A NETWORK-BASED APPROACH TO INTEGRATED ENTERPRISE CONCURRENT ENGINEERING

Abstract

Concurrent Engineering (CE) is concerned with improving the product development process by considering the early stages of product design, and of the disparate factors associated with the life cycle of the product. Much of the research done so far in CE is focused on the internal operations of an enterprise. However, early participation of suppliers and customers in CE is generally considered to be of significant benefit. While this may be of considerable advantage, there still remains the need for a methodology for modeling the integrated enterprise CE process, connecting suppliers, manufacturers and customers as a seamless network. Such a methodology for modeling the integrated enterprise CE process will give insights on how to improve the system performance. What is giving added urgency to the need for such a methodology are the recent developments in communications, primarily based on Internet technologies, that readily allows for the linking of information systems between organizations. This paper aims to address this need for a methodology by proposing an approach, called Trans-Nets, that allows for an abstraction of information, removing many of the complexities, while retaining the ability to analyze the more important characteristics of the system. In this paper, the basis of Trans-Nets, including the definitions and operations, is described. Then, an example is presented to illustrate how Trans-Nets can be applied to integrated enterprise modeling of the CE process, to identify system bottlenecks and to investigate possible improvements.
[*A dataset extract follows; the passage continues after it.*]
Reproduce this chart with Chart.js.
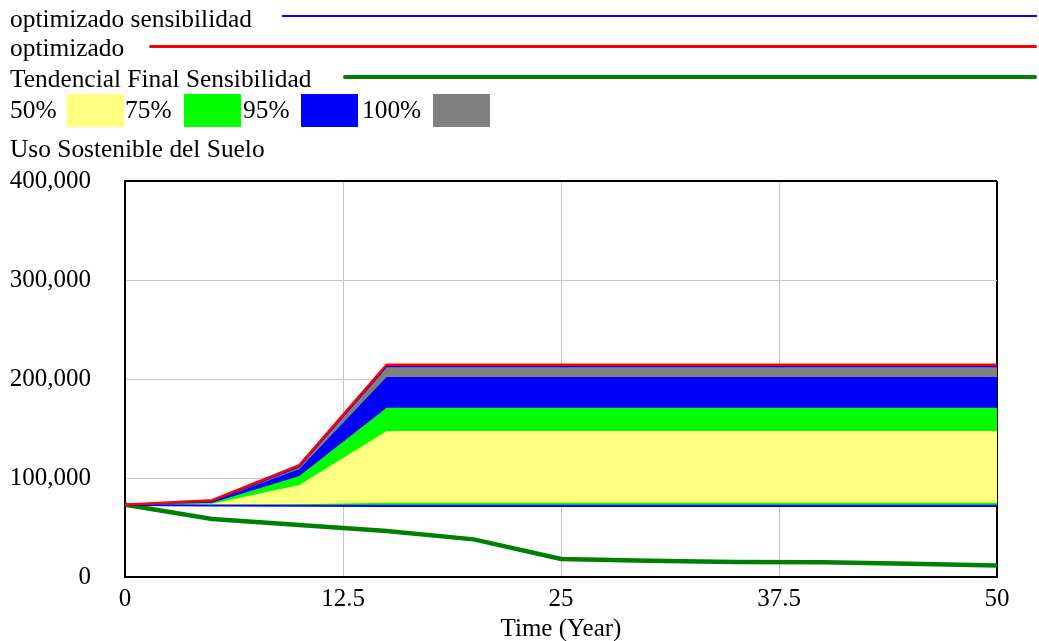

A test bed system is then described that implements the principles of Trans-Nets. Overall, the Trans-Nets approach offers three main advantages. First, multiple perspectives can be modeled at earlier design stages without undue complexity. Second, an approach that allows users to examine the interaction between different considerations so that important attributes such as costs and lead times can be readily calculated and bottleneck areas identified. Third, it applies a mathematical formalism to the problem, with the potential of being relatively straightforward to computerize.